Nine graduate students will give ten-minute presentations on their research at the Society for Ming Studies’ Annual Meeting. The initiative aims to encourage Ming research and engagement at the junior scholar level, and bring to the fore questions, research materials, and methodologies that productively challenge and enlarge the study of Ming China.

Workshop

Michigan State University: Nonproducing Skills: Failure, Maintenance, Recycling, and Transport in Early Modern East Asia

This workshop examines “nonproducing” skills that have been overlooked in the literature of craftsmanship and artisanal knowledge. The organizers aim to bring the study of skills into conversation with emerging concepts, to contextualize Ming material culture and technology in the transnational and connected history of East Asia and beyond, and to publish select papers.

Conferences

Academia Sinica and Mount Holyoke CollegeA Conference on Border-Crossing in the Ming

Graduate students and early-career scholars will attend an in-person, workshop-style conference to foster discussion about border-crossing over the longue durée history of late imperial China. Scholars across academic ranks in Asia and North America will circulate their papers in advance for in-depth discussion, and research will be shared as an open-source publication.

University of Georgia (with Emory University and Georgia Southern University): Zhonghe Dragon Conference (SEUSS-FLIC)

This conference of the Southeast US Scholars and Friends of Late Imperial China will serve as an open space in which Ming and late imperial scholars, students, researchers, and friends can share work with engaged colleagues in a welcoming and supportive environment. Wai-yee Li, 1879 Professor of Chinese Literature at Harvard University, will give a keynote address.

SUBVENTION AWARDS

Asia Center Publications Program, Harvard University: The Cornucopian Stage: Performing Commerce in Early Modern China by Ariel Fox

The Cornucopian Stage: Performing Commerce in Early Modern China explores the ways in which late imperial Chinese drama articulated and enacted an early modern economic imaginary.
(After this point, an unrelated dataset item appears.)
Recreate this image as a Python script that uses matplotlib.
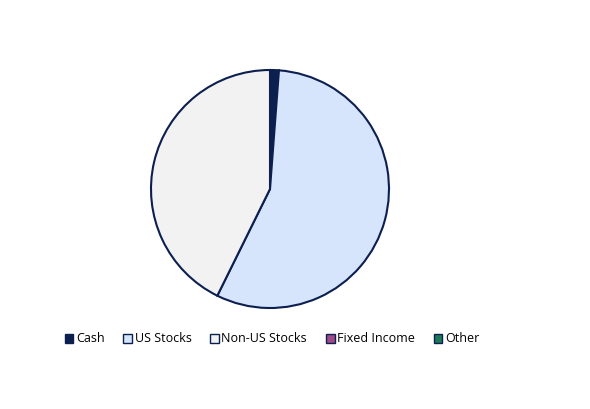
import matplotlib.pyplot as plt
from matplotlib.patches import Patch

labels = ["Cash", "US Stocks", "Non-US Stocks", "Fixed Income", "Other"]
values = [1.2, 56.1, 42.7, 0.0, 0.0]
colors = ["#0c2050", "#d6e4fc", "#f2f2f2", "#9e4a86", "#1b7a5a"]
edge = "#0c1f4f"

fig = plt.figure(figsize=(5.9, 4.09), dpi=100)

# pie in its own axes so the circle keeps its shape
r = 119
pax = fig.add_axes([(270 - r) / 590, 1 - (189 + r) / 409, 2 * r / 590, 2 * r / 409])
pax.pie([v for v in values if v > 0],
        colors=[c for c, v in zip(colors, values) if v > 0],
        startangle=90, counterclock=False, radius=1,
        wedgeprops=dict(edgecolor=edge, linewidth=1.5))
pax.set_xlim(-1, 1)
pax.set_ylim(-1, 1)
pax.set_aspect("auto")
pax.axis("off")

handles = [Patch(facecolor=c, edgecolor=edge, linewidth=1.0) for c in colors]
fig.legend(handles, labels, loc="center", bbox_to_anchor=(272 / 590, 1 - 339 / 409),
           ncol=5, frameon=False, handlelength=0.7, handleheight=0.7,
           handletextpad=0.2, columnspacing=1.5,
           prop=dict(family="Open Sans", size=9))

fig.savefig("out.png", dpi=100)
This book, which will be the first Western-language monograph on the Suzhou circle, draws on these rich texts to expand our understanding of what a late imperial play was and what a late imperial play could do.  

Columbia University Press: Towers in the Void: Li Yu and Early Chinese Media by S.E. Kile

Towers in the Void analyzes the contents, format, and circulation of books in the late Ming and early Qing dynasties and explores how they functioned to connect readers to one another and to the material world. Kile considers writing and materiality together, thereby elucidating issues as varied as spatial ideology, performance practices, gender roles, and the genre of short vernacular fiction. 

Columbia University Press: The Matter of Inscription in Early Modern China by Thomas Kelly

This book’s central claim is that the act of inscribing an object with lines of prose and verse became, in the late Ming and early to mid-Qing dynasties, a central means through which writers grappled with the material contingencies and technical preconditions of writing in general, a space where they came to reflect upon their investments in, and dependencies on, the permanence of the written word. 

Columbia University Press: The Precious Summary: A History of the Mongols from Chinggis Khan to the Qing Dynasty by Sagang Sechen, translated by Johan Elverskog

What became of the Mongols after the glories of the empire? The Precious Summary, written by Sagan Sechen in 1662, shortly after the Mongols’ submission to the Manchu Qing dynasty (1644-1912), offers an unparalleled historical perspective on what happened in China and Inner Asia from the late fourteenth century to the founding of the Qing dynasty in the early seventeenth century.

University of Hawai’i Press: Remapping the World in East Asia: Toward a Global History of “Ricci Map,” edited by Mario Cams and Elke Papelitzky

Remapping the World in East Asia aims to rewrite the narrative surrounding the “Ricci Map,” which assumes that a Jesuit missionary taught the Chinese what the world looked. The volume presents a thoughtful revision, contextualizing and displacing the Jesuit missionary as the central historical actor and questioning assumptions of the superiority of European science.